Snow now more likely as second weather warning issued

Posted On 15 Mar 2018 at 2:31 pm

It’s now more likely Brighton and Hove will wake up to a winter wonderland on Sunday as another yellow weather warning is issued.

Snow on Saltdean beach by Paul Rowlands


Forecasts now predict snow will start falling overnight on Saturday and through to Sunday morning – although as ever, these are likely to change before the weekend.

The Met Office today issued a second warning for snow and ice covering Saturday in addition to the warning issued yesterday afternoon – and Sunday’s warning has been updated to include the small chance of significant snowfall in the south.
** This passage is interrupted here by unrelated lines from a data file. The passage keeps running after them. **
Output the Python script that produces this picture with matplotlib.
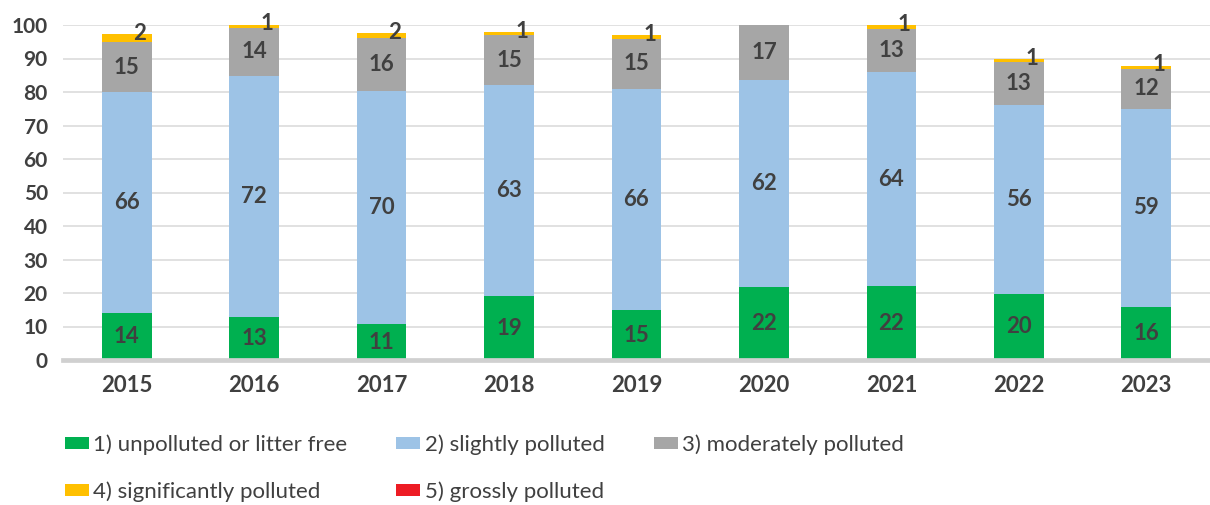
import numpy as np
import matplotlib
matplotlib.use('Agg')
import matplotlib.pyplot as plt

# years and shares per litter class
years = ['2015', '2016', '2017', '2018', '2019', '2020', '2021', '2022', '2023']
green = [14, 12.8, 10.6, 19, 14.9, 21.9, 22, 19.8, 15.9]
blue = [66, 72.1, 69.6, 63.1, 66, 61.6, 64, 56.2, 59.1]
gray = [14.9, 14.1, 15.8, 14.9, 15, 16.6, 12.9, 12.9, 11.9]
yellow = [2.3, 1.1, 1.6, 0.9, 1.1, 0, 1, 0.9, 0.9]
red = [0, 0, 0, 0, 0, 0, 0, 0, 0]
labels = ['1) unpolluted or litter free', '2) slightly polluted', '3) moderately polluted',
          '4) significantly polluted', '5) grossly polluted']
colors = ['#00B050', '#9DC3E6', '#A6A6A6', '#FFC000', '#ED1C24']
yticks = [0, 10, 20, 30, 40, 50, 60, 70, 80, 90, 100]

plt.rcParams['font.family'] = ['Lato', 'DejaVu Sans']
txt = '#404040'

fig = plt.figure(figsize=(12.1, 5.05), dpi=100)
ax = fig.add_axes([63/1210, 145/505, 1147/1210, 335/505])

x = np.arange(len(years))
w = 0.39
series = [green, blue, gray, yellow, red]
bottom = np.zeros(len(years))
handles = []
for k, vals in enumerate(series):
    vals = np.array(vals, dtype=float)
    b = ax.bar(x, vals, w, bottom=bottom, color=colors[k], label=labels[k], zorder=3, clip_on=False)
    handles.append(b)
    for i in range(len(years)):
        if vals[i] <= 0:
            continue
        if k < 3:
            ax.text(x[i], bottom[i] + vals[i] / 2, '%.0f' % vals[i], ha='center', va='center',
                    fontsize=16, fontweight='bold', color=txt, zorder=4)
        elif k == 3:
            ax.annotate('%.0f' % vals[i], (x[i], bottom[i] + vals[i]), xytext=(13, 1),
                        textcoords='offset pixels', ha='center', va='center',
                        fontsize=16, fontweight='bold', color=txt, zorder=4, annotation_clip=False)
    bottom += vals

ax.set_xlim(-0.5, len(years) - 0.5)
ax.set_ylim(0, 100)
ax.set_yticks(yticks)
ax.set_xticks(x)
ax.set_xticklabels(years)
ax.grid(axis='y', color='#D9D9D9', linewidth=1.1, zorder=0)
for s in ['top', 'right', 'left']:
    ax.spines[s].set_visible(False)
ax.spines['bottom'].set_color('#D0D0D0')
ax.spines['bottom'].set_linewidth(3.4)
ax.spines['bottom'].set_zorder(5)
ax.tick_params(axis='both', length=0, labelcolor=txt)
ax.tick_params(axis='x', pad=11, labelsize=16)
ax.tick_params(axis='y', pad=11, labelsize=15)
for t in ax.get_xticklabels() + ax.get_yticklabels():
    t.set_fontweight('bold')

# legend filled row by row: 1 2 3 / 4 5
order = [0, 3, 1, 4, 2]
fig.legend(handles=[handles[j] for j in order], labels=[labels[j] for j in order], ncol=3,
           loc='upper left', bbox_to_anchor=(65/1210, 1 - 434/505), frameon=False, fontsize=16,
           handlelength=1.08, handleheight=0.45, handletextpad=0.2, columnspacing=2.2,
           labelspacing=1.2, borderpad=0, borderaxespad=0, labelcolor=txt)

fig.savefig('out.png', dpi=100)
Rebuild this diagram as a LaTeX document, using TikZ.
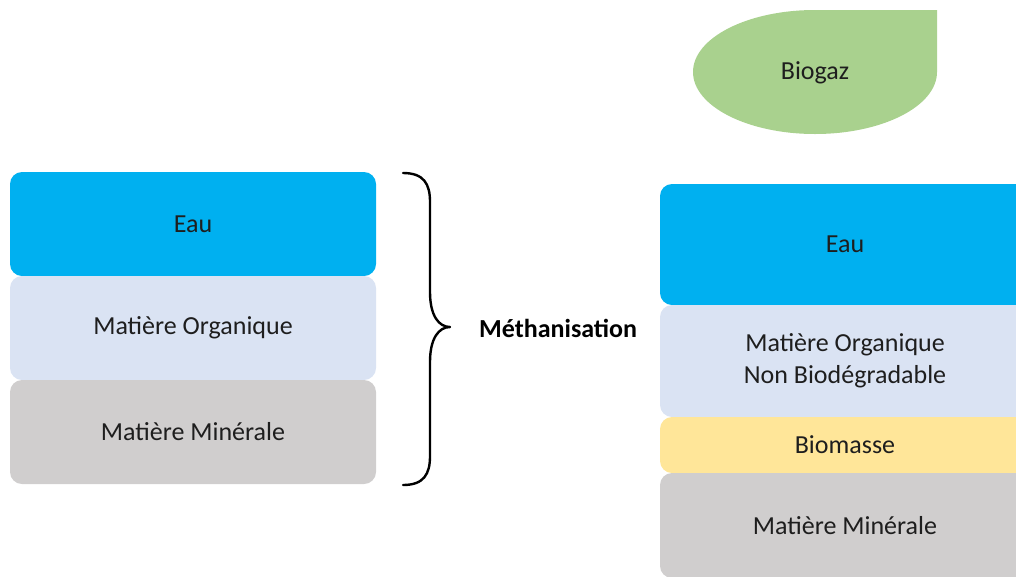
\documentclass[tikz,border=0pt]{standalone}
\usepackage{fontspec}
\setmainfont{Carlito}
\definecolor{eaucol}{HTML}{00B0F0}
\definecolor{orgcol}{HTML}{DAE3F3}
\definecolor{mincol}{HTML}{D0CECE}
\definecolor{biomcol}{HTML}{FFE699}
\definecolor{gazcol}{HTML}{A9D18E}
\definecolor{txtcol}{HTML}{1E1E1E}
\tikzset{
  layer/.style={rounded corners=12pt, inner sep=0pt, align=center, text=txtcol,
    font=\fontsize{26}{32}\selectfont},
  leftlayer/.style={layer, minimum width=366pt},
  rightlayer/.style={layer, minimum width=370pt},
  bracestyle/.style={line width=2.4pt, line cap=round, line join=round, draw=black}
}
\begin{document}
\begin{tikzpicture}[x=1pt,y=-1pt]
\useasboundingbox (0,0) rectangle (1016,576);
\clip (0,0) rectangle (1016,576);
% left stack
\node[leftlayer, fill=eaucol, minimum height=104pt] (leau) at (193,224) {Eau};
\node[leftlayer, fill=orgcol, minimum height=104pt] (lorg) at (193,328) {Matière Organique};
\node[leftlayer, fill=mincol, minimum height=104pt] (lmin) at (193,432) {Matière Minérale};
% brace
\draw[bracestyle] (403,173) .. controls (424,173) and (430,184) .. (430,202)
  -- (430,292) .. controls (430,316) and (439,327) .. (450,327)
  .. controls (439,327) and (430,338) .. (430,362)
  -- (430,456) .. controls (430,474) and (424,485) .. (403,485);
\node[anchor=west, inner sep=0pt, font=\fontsize{26}{32}\selectfont\bfseries] (meth) at (479,328) {Méthanisation};
% biogaz teardrop
\path[fill=gazcol] (693,72) arc[start angle=180, end angle=270, x radius=122, y radius=62]
  -- (937,10) -- (937,72) arc[start angle=0, end angle=180, x radius=122, y radius=62] -- cycle;
\node[inner sep=0pt, text=txtcol, font=\fontsize{26}{32}\selectfont] (gaz) at (815,73) {Biogaz};
% right stack
\node[rightlayer, fill=eaucol, minimum height=121pt] (reau) at (845,244.5) {Eau};
\node[rightlayer, fill=orgcol, minimum height=112pt] (rorg) at (845,361) {Matière Organique\\Non Biodégradable};
\node[rightlayer, fill=biomcol, minimum height=56pt] (rbio) at (845,445) {Biomasse};
\node[rightlayer, fill=mincol, minimum height=105pt] (rmin) at (845,525.5) {Matière Minérale};
\end{tikzpicture}
\end{document}
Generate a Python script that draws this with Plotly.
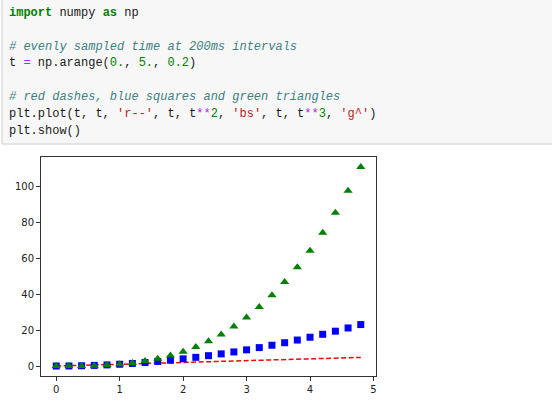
import plotly.graph_objects as go

# data (t sampled every 0.2 from 0 to 4.8)
t = [0.0, 0.2, 0.4, 0.6, 0.8, 1.0, 1.2, 1.4, 1.6, 1.8, 2.0, 2.2, 2.4, 2.6, 2.8,
     3.0, 3.2, 3.4, 3.6, 3.8, 4.0, 4.2, 4.4, 4.6, 4.8]
t_sq = [0.0, 0.04, 0.16, 0.36, 0.64, 1.0, 1.44, 1.96, 2.56, 3.24, 4.0, 4.84, 5.76,
        6.76, 7.84, 9.0, 10.24, 11.56, 12.96, 14.44, 16.0, 17.64, 19.36, 21.16, 23.04]
t_cu = [0.0, 0.008, 0.064, 0.216, 0.512, 1.0, 1.728, 2.744, 4.096, 5.832, 8.0,
        10.648, 13.824, 17.576, 21.952, 27.0, 32.768, 39.304, 46.656, 54.872,
        64.0, 74.088, 85.184, 97.336, 110.592]
x_ticks = [0, 1, 2, 3, 4, 5]
y_ticks = [0, 20, 40, 60, 80, 100]

W, H = 552, 417
L, R, T, B = 41, 176, 157, 41
PW, PH = W - L - R, H - T - B


def px(x):
    return (x - L) / PW


def py(y):
    return (H - B - y) / PH


fig = go.Figure()
fig.add_trace(go.Scatter(x=t, y=t, mode="lines",
                         line=dict(color="#ff0000", width=1.5, dash="5px,2.5px"),
                         hoverinfo="skip"))
fig.add_trace(go.Scatter(x=t, y=t_sq, mode="markers",
                         marker=dict(symbol="square", color="#0000ff", size=7,
                                     line=dict(width=0))))
fig.add_trace(go.Scatter(x=t, y=t_cu, mode="markers",
                         marker=dict(symbol="triangle-up", color="#008000", size=8,
                                     line=dict(width=0))))

# code cell background
fig.add_shape(type="rect", xref="paper", yref="paper",
              x0=px(2), x1=px(560), y0=py(144), y1=py(-5),
              fillcolor="#f7f7f7", line=dict(color="#cfcfcf", width=1), layer="below")

KW = "#008000"
NUM = "#008000"
OP = "#aa22ff"
CM = "#408080"
ST = "#ba2121"

lines = [
    (13, f"<b><span style='color:{KW}'>import</span></b> numpy <b><span style='color:{KW}'>as</span></b> np"),
    (46.6, f"<i><span style='color:{CM}'># evenly sampled time at 200ms intervals</span></i>"),
    (63.4, f"t <span style='color:{OP}'>=</span> np.arange(<span style='color:{NUM}'>0.</span>, "
           f"<span style='color:{NUM}'>5.</span>, <span style='color:{NUM}'>0.2</span>)"),
    (97, f"<i><span style='color:{CM}'># red dashes, blue squares and green triangles</span></i>"),
    (113.8, f"plt.plot(t, t, <span style='color:{ST}'>'r--'</span>, t, t<span style='color:{OP}'>**</span>"
            f"<span style='color:{NUM}'>2</span>, <span style='color:{ST}'>'bs'</span>, t, t"
            f"<span style='color:{OP}'>**</span><span style='color:{NUM}'>3</span>, "
            f"<span style='color:{ST}'>'g^'</span>)"),
    (130.6, "plt.show()"),
]
for yy, txt in lines:
    fig.add_annotation(xref="paper", yref="paper", x=px(7), y=py(yy),
                       xanchor="left", yanchor="middle", text=txt, showarrow=False,
                       font=dict(family="Liberation Mono", size=12, color="#1a1a1a"),
                       align="left")

axis_common = dict(showgrid=False, zeroline=False, showline=True, mirror=True,
                   linecolor="#333333", linewidth=1, ticks="outside", ticklen=4,
                   tickcolor="#333333", tickwidth=1,
                   tickfont=dict(family="DejaVu Sans", size=10, color="#222222"))
fig.update_xaxes(range=[-0.24, 5.04], tickvals=x_ticks, **axis_common)
fig.update_yaxes(range=[-5.53, 116.12], tickvals=y_ticks, **axis_common)

fig.update_layout(width=W, height=H, margin=dict(l=L, r=R, t=T, b=B),
                  paper_bgcolor="white", plot_bgcolor="white", showlegend=False)

fig.write_html("out.html", config={"displayModeBar": False},
               post_script="document.body.style.margin='0px';document.body.style.overflow='hidden';")
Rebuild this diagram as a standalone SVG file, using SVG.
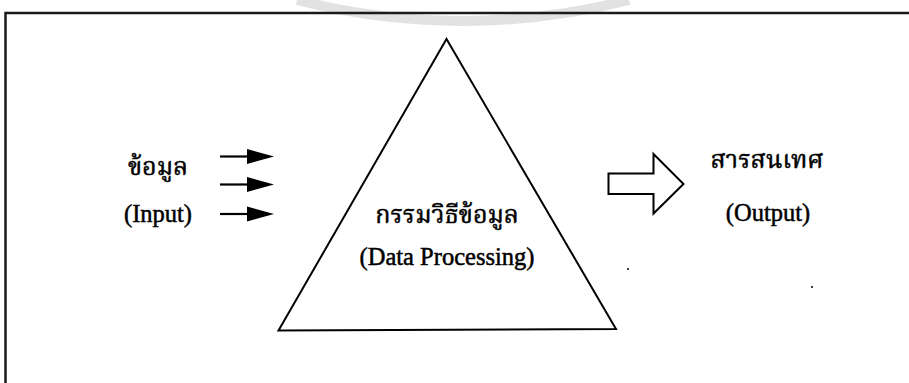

Saturday’s warning, which covers an eastern swathe of ENgland from Newcastle down to Portsmouth for the whole day, says: “A band of snow will move slowly south through Saturday morning with accumulations of 1-3 cm quite widely. Over higher ground above 200 metres though, 5-10 cm is likely with locally 20 cm over the highest routes. Strong easterly winds will lead to some deep drifts of snow. Snow accumulations will be more variable during the day.

Council repairs

“Some melting of lying snow is expected, but locally 1-3 cm is possible where showers are more frequent. Showers are likely to become more frequent across the southeast into the evening, with narrow bands of up to 5 cm of snow accumulating.”

Sunday’s warning has been updated to say: “Not all places will see snow showers, but where they do form locally 1-3 cm of snow is possible in places. Furthermore, showers may become organised into bands at times resulting in locally around 5 cm accumulating, with this most likely near the Thames Estuary and the Wash. Some melting of lying snow is expected during the middle of the day.

“Should the small chance of a more organised band of snow affecting the southern and south eastern regions come into fruition, a more widespread 2-5 cm could be possible here, with some low level areas seeing 10 cm. High ground could see locally 10-20 cm. Some isolated ice patches may form where run off from saturated fields freezes overnight.”